» WORK INSTRUCTIONS
Up to and including the line with "(p3) at (851.5,893)", reproduce the listing below exactly, beginning at its first line.

» INFORMATION SHOWN

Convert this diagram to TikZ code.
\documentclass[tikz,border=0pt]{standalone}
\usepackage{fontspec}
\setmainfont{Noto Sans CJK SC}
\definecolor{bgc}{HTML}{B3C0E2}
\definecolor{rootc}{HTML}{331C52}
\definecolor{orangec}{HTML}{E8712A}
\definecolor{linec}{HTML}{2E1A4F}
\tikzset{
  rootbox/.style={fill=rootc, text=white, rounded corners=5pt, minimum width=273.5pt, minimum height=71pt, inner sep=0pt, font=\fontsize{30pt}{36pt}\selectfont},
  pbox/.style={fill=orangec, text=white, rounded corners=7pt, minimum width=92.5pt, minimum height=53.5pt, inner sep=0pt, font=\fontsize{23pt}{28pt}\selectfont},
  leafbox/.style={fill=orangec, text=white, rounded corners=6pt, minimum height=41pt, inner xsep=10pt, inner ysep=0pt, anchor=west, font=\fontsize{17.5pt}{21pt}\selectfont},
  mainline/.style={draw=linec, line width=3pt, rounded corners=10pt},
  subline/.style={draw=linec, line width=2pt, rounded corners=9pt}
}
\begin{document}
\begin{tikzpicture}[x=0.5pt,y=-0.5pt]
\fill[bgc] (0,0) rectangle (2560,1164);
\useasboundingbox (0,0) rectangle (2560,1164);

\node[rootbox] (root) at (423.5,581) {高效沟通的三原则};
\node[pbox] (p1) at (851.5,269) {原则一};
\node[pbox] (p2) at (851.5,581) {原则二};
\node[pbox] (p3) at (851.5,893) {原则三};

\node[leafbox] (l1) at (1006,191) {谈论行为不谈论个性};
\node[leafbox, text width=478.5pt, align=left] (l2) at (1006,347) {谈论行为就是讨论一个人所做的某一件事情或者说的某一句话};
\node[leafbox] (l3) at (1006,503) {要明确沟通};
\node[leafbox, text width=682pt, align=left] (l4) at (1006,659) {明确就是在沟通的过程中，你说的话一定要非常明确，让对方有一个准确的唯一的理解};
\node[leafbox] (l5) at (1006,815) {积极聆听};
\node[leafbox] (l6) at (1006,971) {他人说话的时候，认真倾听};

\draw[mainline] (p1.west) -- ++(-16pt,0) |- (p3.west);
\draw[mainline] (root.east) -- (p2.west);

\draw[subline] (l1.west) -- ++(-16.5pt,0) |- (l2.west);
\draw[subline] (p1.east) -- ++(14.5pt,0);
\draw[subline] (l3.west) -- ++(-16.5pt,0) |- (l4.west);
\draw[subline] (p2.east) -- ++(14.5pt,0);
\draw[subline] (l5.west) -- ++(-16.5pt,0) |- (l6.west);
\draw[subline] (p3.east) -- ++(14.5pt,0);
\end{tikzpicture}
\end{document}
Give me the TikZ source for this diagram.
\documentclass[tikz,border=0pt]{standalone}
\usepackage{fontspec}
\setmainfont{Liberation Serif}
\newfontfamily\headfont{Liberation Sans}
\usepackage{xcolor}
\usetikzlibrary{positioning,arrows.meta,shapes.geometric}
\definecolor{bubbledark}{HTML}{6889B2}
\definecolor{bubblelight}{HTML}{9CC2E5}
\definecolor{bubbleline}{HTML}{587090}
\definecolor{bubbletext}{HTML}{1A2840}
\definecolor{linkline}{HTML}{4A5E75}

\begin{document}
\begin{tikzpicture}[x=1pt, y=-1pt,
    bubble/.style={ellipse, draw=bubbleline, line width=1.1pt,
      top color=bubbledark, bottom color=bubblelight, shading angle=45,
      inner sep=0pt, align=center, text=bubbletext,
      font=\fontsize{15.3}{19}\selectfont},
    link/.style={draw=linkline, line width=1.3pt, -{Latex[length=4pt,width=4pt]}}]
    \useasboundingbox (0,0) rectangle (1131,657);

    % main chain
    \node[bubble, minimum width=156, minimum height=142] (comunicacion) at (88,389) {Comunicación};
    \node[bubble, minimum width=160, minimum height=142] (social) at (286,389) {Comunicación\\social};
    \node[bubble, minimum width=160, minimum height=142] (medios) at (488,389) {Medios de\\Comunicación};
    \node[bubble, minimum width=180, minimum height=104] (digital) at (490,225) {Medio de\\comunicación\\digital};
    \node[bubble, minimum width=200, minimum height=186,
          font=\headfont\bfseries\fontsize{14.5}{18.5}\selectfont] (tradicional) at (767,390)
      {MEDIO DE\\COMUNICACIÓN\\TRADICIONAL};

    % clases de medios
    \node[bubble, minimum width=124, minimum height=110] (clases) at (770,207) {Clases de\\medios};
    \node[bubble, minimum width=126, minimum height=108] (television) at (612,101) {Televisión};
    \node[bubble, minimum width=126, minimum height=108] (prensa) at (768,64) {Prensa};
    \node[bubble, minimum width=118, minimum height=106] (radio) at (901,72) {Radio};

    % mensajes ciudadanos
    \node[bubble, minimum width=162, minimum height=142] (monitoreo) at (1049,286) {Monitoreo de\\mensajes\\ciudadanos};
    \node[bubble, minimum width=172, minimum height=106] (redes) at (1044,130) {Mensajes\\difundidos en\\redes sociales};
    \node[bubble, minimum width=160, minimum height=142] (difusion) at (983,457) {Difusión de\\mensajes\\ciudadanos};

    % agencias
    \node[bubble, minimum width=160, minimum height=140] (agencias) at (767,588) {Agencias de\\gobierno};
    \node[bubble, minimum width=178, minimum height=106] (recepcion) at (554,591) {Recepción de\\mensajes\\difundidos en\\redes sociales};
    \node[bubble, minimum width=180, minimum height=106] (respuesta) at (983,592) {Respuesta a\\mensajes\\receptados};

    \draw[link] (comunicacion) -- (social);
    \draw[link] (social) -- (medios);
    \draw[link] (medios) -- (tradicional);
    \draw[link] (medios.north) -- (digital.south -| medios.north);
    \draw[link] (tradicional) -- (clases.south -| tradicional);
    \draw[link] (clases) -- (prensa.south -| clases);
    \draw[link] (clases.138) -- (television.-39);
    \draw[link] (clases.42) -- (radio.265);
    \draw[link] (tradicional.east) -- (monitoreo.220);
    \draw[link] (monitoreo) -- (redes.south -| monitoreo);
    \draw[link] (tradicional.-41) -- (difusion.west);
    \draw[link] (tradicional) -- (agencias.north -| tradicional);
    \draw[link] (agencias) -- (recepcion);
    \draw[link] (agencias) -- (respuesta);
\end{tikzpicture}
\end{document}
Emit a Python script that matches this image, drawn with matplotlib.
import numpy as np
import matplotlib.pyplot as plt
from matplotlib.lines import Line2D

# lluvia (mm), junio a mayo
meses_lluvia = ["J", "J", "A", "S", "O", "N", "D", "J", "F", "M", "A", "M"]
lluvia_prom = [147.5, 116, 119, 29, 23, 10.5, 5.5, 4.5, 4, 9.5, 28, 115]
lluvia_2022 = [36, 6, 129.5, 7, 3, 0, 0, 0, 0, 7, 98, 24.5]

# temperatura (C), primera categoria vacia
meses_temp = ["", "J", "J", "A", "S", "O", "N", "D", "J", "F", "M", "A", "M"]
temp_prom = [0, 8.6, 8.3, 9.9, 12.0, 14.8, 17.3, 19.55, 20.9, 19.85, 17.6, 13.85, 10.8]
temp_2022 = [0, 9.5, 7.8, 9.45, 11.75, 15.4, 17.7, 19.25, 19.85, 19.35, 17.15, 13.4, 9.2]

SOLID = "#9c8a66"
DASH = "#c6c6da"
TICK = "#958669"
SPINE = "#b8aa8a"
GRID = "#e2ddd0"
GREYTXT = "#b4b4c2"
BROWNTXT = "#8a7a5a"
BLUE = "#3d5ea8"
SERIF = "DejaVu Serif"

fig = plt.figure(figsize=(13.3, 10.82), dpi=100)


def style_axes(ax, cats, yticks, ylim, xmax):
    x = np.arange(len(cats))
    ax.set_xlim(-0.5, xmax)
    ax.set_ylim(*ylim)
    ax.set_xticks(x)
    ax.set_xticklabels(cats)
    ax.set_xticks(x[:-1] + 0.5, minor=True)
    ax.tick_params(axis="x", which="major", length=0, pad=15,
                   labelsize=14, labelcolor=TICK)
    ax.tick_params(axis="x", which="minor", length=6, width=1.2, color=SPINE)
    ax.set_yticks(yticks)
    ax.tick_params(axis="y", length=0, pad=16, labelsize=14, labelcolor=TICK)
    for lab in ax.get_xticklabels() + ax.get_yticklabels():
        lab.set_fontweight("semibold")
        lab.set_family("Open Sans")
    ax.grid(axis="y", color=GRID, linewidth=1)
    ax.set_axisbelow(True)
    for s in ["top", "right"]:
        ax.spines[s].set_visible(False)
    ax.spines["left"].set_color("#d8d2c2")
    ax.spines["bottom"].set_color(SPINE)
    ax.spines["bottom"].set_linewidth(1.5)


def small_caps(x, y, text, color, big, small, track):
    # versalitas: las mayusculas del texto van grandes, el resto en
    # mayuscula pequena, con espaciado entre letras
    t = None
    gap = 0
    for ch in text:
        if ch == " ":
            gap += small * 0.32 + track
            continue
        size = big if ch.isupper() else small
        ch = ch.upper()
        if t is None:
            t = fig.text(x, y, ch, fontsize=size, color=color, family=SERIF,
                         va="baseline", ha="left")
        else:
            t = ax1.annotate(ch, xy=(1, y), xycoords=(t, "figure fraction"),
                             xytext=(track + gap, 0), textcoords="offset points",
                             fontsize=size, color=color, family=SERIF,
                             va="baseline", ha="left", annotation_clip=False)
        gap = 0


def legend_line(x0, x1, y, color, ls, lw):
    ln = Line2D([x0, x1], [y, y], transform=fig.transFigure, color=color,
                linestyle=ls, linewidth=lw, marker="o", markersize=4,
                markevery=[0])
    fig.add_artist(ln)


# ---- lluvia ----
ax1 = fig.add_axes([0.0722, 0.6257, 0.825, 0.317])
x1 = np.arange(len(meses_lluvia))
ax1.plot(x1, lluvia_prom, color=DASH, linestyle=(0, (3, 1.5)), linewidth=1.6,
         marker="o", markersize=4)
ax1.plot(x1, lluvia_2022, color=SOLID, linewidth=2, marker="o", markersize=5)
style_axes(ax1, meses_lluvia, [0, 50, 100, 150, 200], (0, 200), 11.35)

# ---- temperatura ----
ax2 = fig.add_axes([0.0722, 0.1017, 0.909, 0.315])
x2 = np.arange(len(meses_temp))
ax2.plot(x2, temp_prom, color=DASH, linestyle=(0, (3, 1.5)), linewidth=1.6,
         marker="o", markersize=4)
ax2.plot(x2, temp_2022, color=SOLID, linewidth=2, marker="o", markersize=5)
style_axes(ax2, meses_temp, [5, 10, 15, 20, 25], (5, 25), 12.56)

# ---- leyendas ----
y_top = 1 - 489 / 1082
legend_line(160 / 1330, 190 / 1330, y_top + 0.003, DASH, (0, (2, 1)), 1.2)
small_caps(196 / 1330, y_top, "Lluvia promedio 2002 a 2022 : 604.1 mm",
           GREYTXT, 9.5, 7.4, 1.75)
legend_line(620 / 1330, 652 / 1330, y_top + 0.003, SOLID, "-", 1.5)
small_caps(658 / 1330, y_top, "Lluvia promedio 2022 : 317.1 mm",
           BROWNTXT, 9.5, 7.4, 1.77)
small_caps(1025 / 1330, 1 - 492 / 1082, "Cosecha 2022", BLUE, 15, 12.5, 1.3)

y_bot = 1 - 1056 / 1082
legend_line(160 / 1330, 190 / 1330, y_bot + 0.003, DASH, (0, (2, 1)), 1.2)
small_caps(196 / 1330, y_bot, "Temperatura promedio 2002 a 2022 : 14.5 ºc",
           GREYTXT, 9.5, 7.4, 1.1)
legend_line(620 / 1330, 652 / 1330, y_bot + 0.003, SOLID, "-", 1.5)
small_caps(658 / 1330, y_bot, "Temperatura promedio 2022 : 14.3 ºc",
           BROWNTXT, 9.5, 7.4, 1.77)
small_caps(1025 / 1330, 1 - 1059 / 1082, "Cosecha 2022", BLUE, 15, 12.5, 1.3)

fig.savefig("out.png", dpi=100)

» SOLUTION BELOW
Convert this diagram to TikZ code.
\documentclass[tikz,border=0pt]{standalone}
\usepackage{fontspec}
\setmainfont{Noto Sans CJK SC}
\definecolor{bgc}{HTML}{B3C0E2}
\definecolor{rootc}{HTML}{331C52}
\definecolor{orangec}{HTML}{E8712A}
\definecolor{linec}{HTML}{2E1A4F}
\tikzset{
  rootbox/.style={fill=rootc, text=white, rounded corners=5pt, minimum width=273.5pt, minimum height=71pt, inner sep=0pt, font=\fontsize{30pt}{36pt}\selectfont},
  pbox/.style={fill=orangec, text=white, rounded corners=7pt, minimum width=92.5pt, minimum height=53.5pt, inner sep=0pt, font=\fontsize{23pt}{28pt}\selectfont},
  leafbox/.style={fill=orangec, text=white, rounded corners=6pt, minimum height=41pt, inner xsep=10pt, inner ysep=0pt, anchor=west, font=\fontsize{17.5pt}{21pt}\selectfont},
  mainline/.style={draw=linec, line width=3pt, rounded corners=10pt},
  subline/.style={draw=linec, line width=2pt, rounded corners=9pt}
}
\begin{document}
\begin{tikzpicture}[x=0.5pt,y=-0.5pt]
\fill[bgc] (0,0) rectangle (2560,1164);
\useasboundingbox (0,0) rectangle (2560,1164);

\node[rootbox] (root) at (423.5,581) {高效沟通的三原则};
\node[pbox] (p1) at (851.5,269) {原则一};
\node[pbox] (p2) at (851.5,581) {原则二};
\node[pbox] (p3) at (851.5,893) {原则三};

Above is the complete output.